If Stella's famous statement, “what you see is what you see” is about immediacy and directness, Strzelec's rejoinder is about indirectness - an experience we don't ordinarily associate with the visual arts, particularly sculpture. In this, Strzelec unexpectedly connects himself to the French Symbolist poet Stéphane Mallarmé who said: “Paint, not the thing, but the effect it produces.” Mallarmé's dictum is apt to strike us as contrary to everything we know about sculpture, from modernist object to postmodernist installations, defying those who advance the aesthetic of truth to processes and materials. In contrast to his immediate antecedents, Strzelec harks back to Constantin Brancusi to employ multiple processes and materials in a single piece. Each item in the sculpture depends on the others within the configuration. Nothing is independent.
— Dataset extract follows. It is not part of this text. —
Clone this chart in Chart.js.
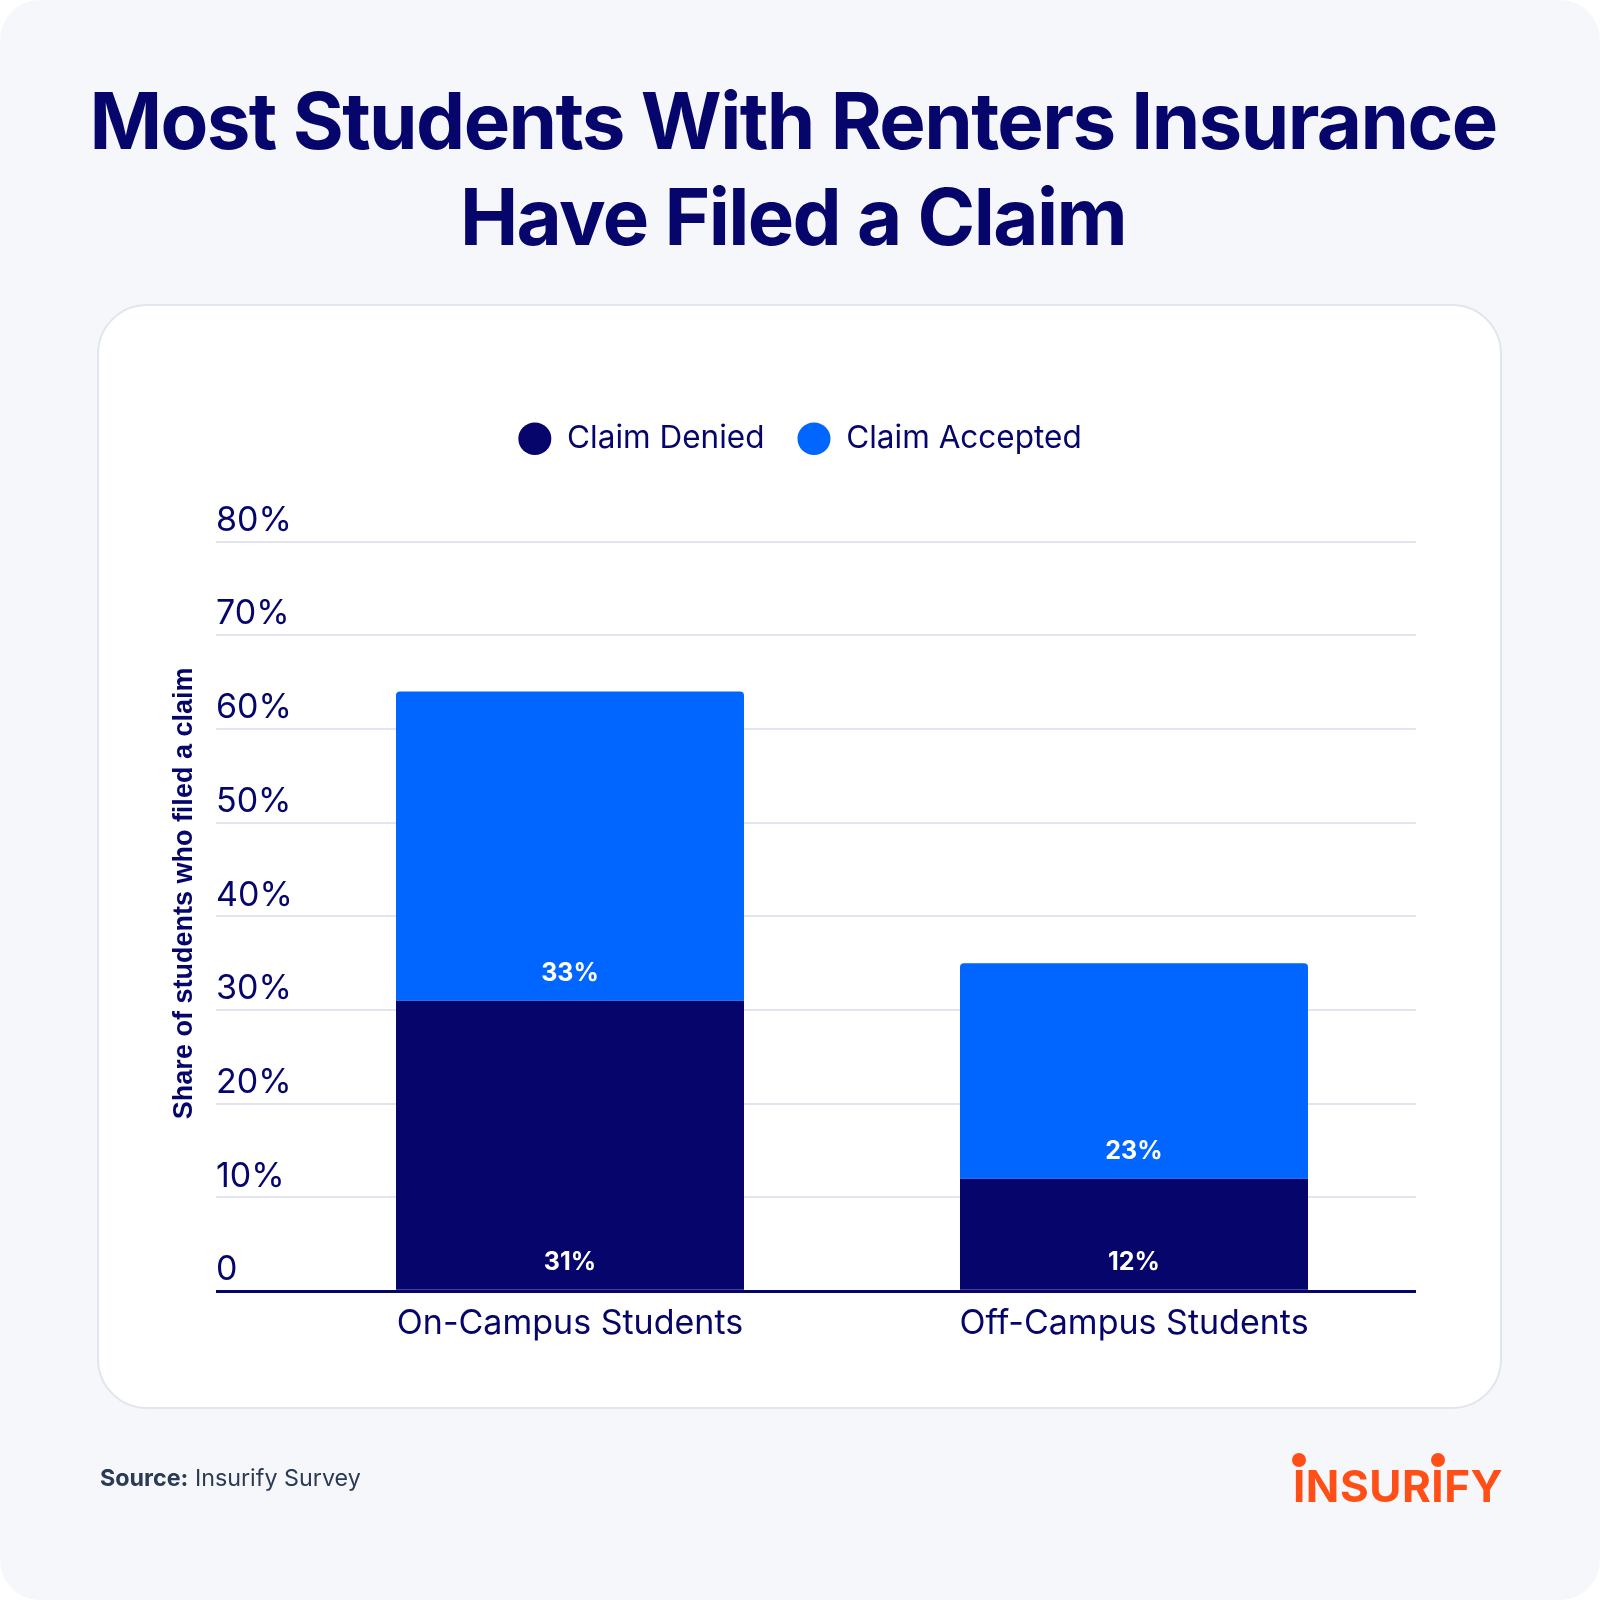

Like words in a sentence, the meaning that items attain is determined by the context in which they have been placed. While the framework in which Strzelec works is derived from modernist sculpture, and such formal issues such as the pedestal and the object, he has pushed this potentially stultifying constraint in an unlikely direction, exposing a host of commonplace assumptions. Within the context established by Strzelc's sculptures, the possibilities of indirection have been achieved. Each item in his sculptures has a distinct identity. Their surfaces invite our touch, while their trompe l'oeil discrepancies remind us that knowledge depends upon physical and visual apprehension. Humor and disquiet overlap, becoming impossible to disentangle. A sense of nameless horror rises from the work, tempered by a sharply funny eye, inducing a faint vertigo in the viewer. And, as with all really interesting art, it is anti-ideological and inexhaustible, not something that can be trapped in familiar discourses. Following on the heels of his exhibition in 2013, this one marks his arrival as a strong presence in the scene.